Krewetki królewskie z imbiremByliśmy w Makro, co zaowocowało zakupem krewetek. Pierwszy raz „królewskie” jadłam w Grecji, jako część talerza mieszanych owoców morza i nieco się stresowałam faktem, że muszę im ręcznie obrywać główki i ogonki. Smakowały mi, choć nie tak, jak inne elementy talerza, bo wydawały mi się trochę za suche i za twarde. Z perspektywy czasu przypuszczam, że za długo były smażone – naprawdę niewiele im potrzeba, by były gotowe do jedzenia, a wciąż soczyste.

Luźno inspirowaliśmy się przepisem ze świątecznego programu Nigella gryzie (Christmas Bites).

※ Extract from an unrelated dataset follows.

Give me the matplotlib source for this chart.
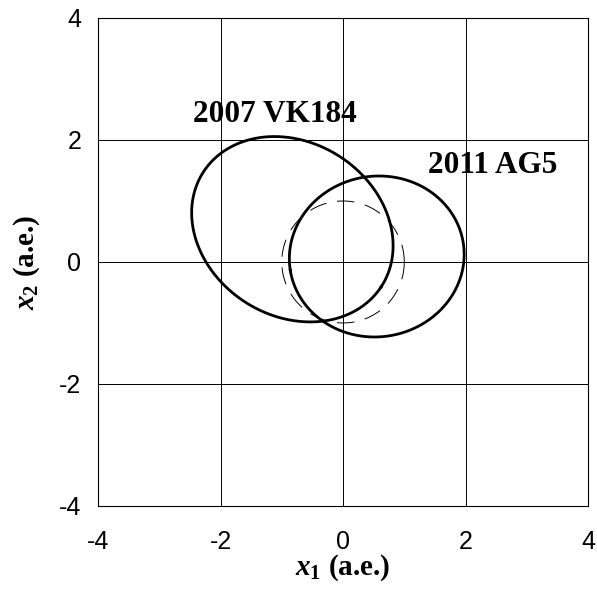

Z tym, że u nas 60 dkg krewetek, oryginalny przepis (patrz poniżej) na 1 kg – zmniejszyliśmy sobie trochę na oko. Wyniki tak czy inaczej bardzo przyjemne.

Przepis: 1kg krewetek królewskich (lub podobnych dużych), 3 łyżki oliwy z oliwek, 3 dymki pokrojne w paseczki, 2 duże ząbki czosnku pokrojone w plasterki, 1cm imbiru pokrojony w drobne paseczki, 75ml sherry (w oryg. Tio Pepe, u mnie jakieś wytrawne stojące w lodówce; pewnie można użyć białego wina), sól morska do smaku.

Rozgrzać olej w dużym szerokim rondlu, wrzucić dymkę, czosnek i imbir. Mieszać energicznie aż dymka zacznie mięknąć, wrzucić krewetki, zamieszać. Zakryć rondel, gotować ok. 5 minut, wlać sherry. Zamieszać ponownie i gotować kolejne kilka minut, aż krewetki będą ugotowane (cyt. „i nie będą szkliste w środku”). Spróbować, czy nie wymagają soli do smaku (moje zdecydowanie nie). Przerzucić do miski wraz z powstałym sosem, podawać od razu. Jeść rękoma, odrywając główki i ogonki. U nas do tego tosty z serem kozim, pomidorem i bazylią. Pyszne.